---------- DATA SEGMENT
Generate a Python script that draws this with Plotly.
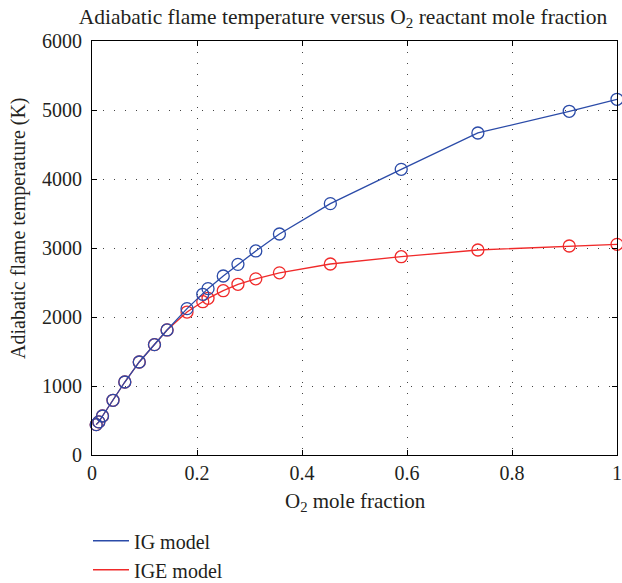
import plotly.graph_objects as go

# O2 mole fraction
x_frac = [0.008, 0.013, 0.02, 0.04, 0.0625, 0.09, 0.119, 0.143, 0.181, 0.211, 0.221,
          0.25, 0.278, 0.312, 0.357, 0.454, 0.589, 0.735, 0.909, 1.0]
# Adiabatic flame temperature (K)
ig_model = [440, 480, 565, 793, 1058, 1348, 1599, 1812, 2121, 2329, 2411,
            2594, 2763, 2957, 3203, 3643, 4140, 4667, 4981, 5155]
ige_model = [440, 480, 565, 793, 1058, 1348, 1599, 1812, 2072, 2222, 2271,
             2381, 2474, 2553, 2640, 2768, 2874, 2971, 3029, 3053]

x_ticks = [0, 0.2, 0.4, 0.6, 0.8, 1]
x_ticklabels = ["0", "0.2", "0.4", "0.6", "0.8", "1"]
y_ticks = [0, 1000, 2000, 3000, 4000, 5000, 6000]

BLUE = "#2b4ba8"
RED = "#f02a2a"
FONT = "Liberation Serif"
TXT = "#231f20"
FS = 20

fig = go.Figure()
fig.add_trace(go.Scatter(x=x_frac, y=ige_model, mode="lines+markers",
                         line=dict(color=RED, width=1.3),
                         marker=dict(symbol="circle-open", size=12, color=RED,
                                     line=dict(width=1.3, color=RED)),
                         showlegend=False, cliponaxis=False))
fig.add_trace(go.Scatter(x=x_frac, y=ig_model, mode="lines+markers",
                         line=dict(color=BLUE, width=1.3),
                         marker=dict(symbol="circle-open", size=12, color=BLUE,
                                     line=dict(width=1.3, color=BLUE)),
                         showlegend=False, cliponaxis=False))
# legend entries (lines only, as in the reference)
fig.add_trace(go.Scatter(x=[None], y=[None], mode="lines", name="IG model",
                         line=dict(color=BLUE, width=1.3)))
fig.add_trace(go.Scatter(x=[None], y=[None], mode="lines", name="IGE model",
                         line=dict(color=RED, width=1.3)))

axis_common = dict(
    showline=True, linecolor="black", linewidth=1, mirror="ticks",
    ticks="inside", ticklen=5, tickcolor="black", automargin=False,
    showgrid=True, gridcolor="#444444", gridwidth=1, griddash="1px,10px",
    zeroline=False, tickfont=dict(family=FONT, size=FS, color=TXT),
)

fig.update_xaxes(range=[0, 1], tickvals=x_ticks, ticktext=x_ticklabels,
                 ticklabelstandoff=0, **axis_common)
fig.update_yaxes(range=[0, 6000], tickvals=y_ticks,
                 ticklabelstandoff=5, **axis_common)

fig.update_layout(
    width=622, height=583,
    margin=dict(l=92, r=5, t=41, b=128, autoexpand=False),
    paper_bgcolor="white", plot_bgcolor="white",
    title=dict(text="Adiabatic flame temperature versus O<sub>2</sub> reactant mole fraction",
               font=dict(family=FONT, size=21.5, color=TXT),
               x=343 / 622, xanchor="center", xref="container",
               y=1 - 16 / 583, yanchor="middle", yref="container"),
    legend=dict(x=-4 / 525, y=-0.16, xanchor="left", yanchor="top",
                font=dict(family=FONT, size=FS, color=TXT), itemwidth=36,
                bgcolor="rgba(0,0,0,0)", tracegroupgap=0),
    showlegend=True,
    annotations=[
        dict(text="O<sub>2</sub> mole fraction", xref="paper", yref="paper",
             x=(355 - 92) / 525, y=-(502 - 455) / 414, xanchor="center", yanchor="middle",
             showarrow=False, font=dict(family=FONT, size=21, color=TXT)),
        dict(text="Adiabatic flame temperature (K)", xref="paper", yref="paper",
             x=-(92 - 18) / 525, y=(455 - 228) / 414, xanchor="center", yanchor="middle",
             textangle=-90, showarrow=False, font=dict(family=FONT, size=FS, color=TXT)),
    ],
)

fig.write_html("out.html", config={"displayModeBar": False},
               post_script="document.body.style.margin='0';")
--------------------
## DESCRIPTION OF THE TASK
Could you repeat all of the material exactly? Pictures should not be copied.

## RESPONSE TO THIS TASK
Generate a Python script that draws this with Plotly.
import plotly.graph_objects as go

# O2 mole fraction
x_frac = [0.008, 0.013, 0.02, 0.04, 0.0625, 0.09, 0.119, 0.143, 0.181, 0.211, 0.221,
          0.25, 0.278, 0.312, 0.357, 0.454, 0.589, 0.735, 0.909, 1.0]
# Adiabatic flame temperature (K)
ig_model = [440, 480, 565, 793, 1058, 1348, 1599, 1812, 2121, 2329, 2411,
            2594, 2763, 2957, 3203, 3643, 4140, 4667, 4981, 5155]
ige_model = [440, 480, 565, 793, 1058, 1348, 1599, 1812, 2072, 2222, 2271,
             2381, 2474, 2553, 2640, 2768, 2874, 2971, 3029, 3053]

x_ticks = [0, 0.2, 0.4, 0.6, 0.8, 1]
x_ticklabels = ["0", "0.2", "0.4", "0.6", "0.8", "1"]
y_ticks = [0, 1000, 2000, 3000, 4000, 5000, 6000]

BLUE = "#2b4ba8"
RED = "#f02a2a"
FONT = "Liberation Serif"
TXT = "#231f20"
FS = 20

fig = go.Figure()
fig.add_trace(go.Scatter(x=x_frac, y=ige_model, mode="lines+markers",
                         line=dict(color=RED, width=1.3),
                         marker=dict(symbol="circle-open", size=12, color=RED,
                                     line=dict(width=1.3, color=RED)),
                         showlegend=False, cliponaxis=False))
fig.add_trace(go.Scatter(x=x_frac, y=ig_model, mode="lines+markers",
                         line=dict(color=BLUE, width=1.3),
                         marker=dict(symbol="circle-open", size=12, color=BLUE,
                                     line=dict(width=1.3, color=BLUE)),
                         showlegend=False, cliponaxis=False))
# legend entries (lines only, as in the reference)
fig.add_trace(go.Scatter(x=[None], y=[None], mode="lines", name="IG model",
                         line=dict(color=BLUE, width=1.3)))
fig.add_trace(go.Scatter(x=[None], y=[None], mode="lines", name="IGE model",
                         line=dict(color=RED, width=1.3)))

axis_common = dict(
    showline=True, linecolor="black", linewidth=1, mirror="ticks",
    ticks="inside", ticklen=5, tickcolor="black", automargin=False,
    showgrid=True, gridcolor="#444444", gridwidth=1, griddash="1px,10px",
    zeroline=False, tickfont=dict(family=FONT, size=FS, color=TXT),
)

fig.update_xaxes(range=[0, 1], tickvals=x_ticks, ticktext=x_ticklabels,
                 ticklabelstandoff=0, **axis_common)
fig.update_yaxes(range=[0, 6000], tickvals=y_ticks,
                 ticklabelstandoff=5, **axis_common)

fig.update_layout(
    width=622, height=583,
    margin=dict(l=92, r=5, t=41, b=128, autoexpand=False),
    paper_bgcolor="white", plot_bgcolor="white",
    title=dict(text="Adiabatic flame temperature versus O<sub>2</sub> reactant mole fraction",
               font=dict(family=FONT, size=21.5, color=TXT),
               x=343 / 622, xanchor="center", xref="container",
               y=1 - 16 / 583, yanchor="middle", yref="container"),
    legend=dict(x=-4 / 525, y=-0.16, xanchor="left", yanchor="top",
                font=dict(family=FONT, size=FS, color=TXT), itemwidth=36,
                bgcolor="rgba(0,0,0,0)", tracegroupgap=0),
    showlegend=True,
    annotations=[
        dict(text="O<sub>2</sub> mole fraction", xref="paper", yref="paper",
             x=(355 - 92) / 525, y=-(502 - 455) / 414, xanchor="center", yanchor="middle",
             showarrow=False, font=dict(family=FONT, size=21, color=TXT)),
        dict(text="Adiabatic flame temperature (K)", xref="paper", yref="paper",
             x=-(92 - 18) / 525, y=(455 - 228) / 414, xanchor="center", yanchor="middle",
             textangle=-90, showarrow=False, font=dict(family=FONT, size=FS, color=TXT)),
    ],
)

fig.write_html("out.html", config={"displayModeBar": False},
               post_script="document.body.style.margin='0';")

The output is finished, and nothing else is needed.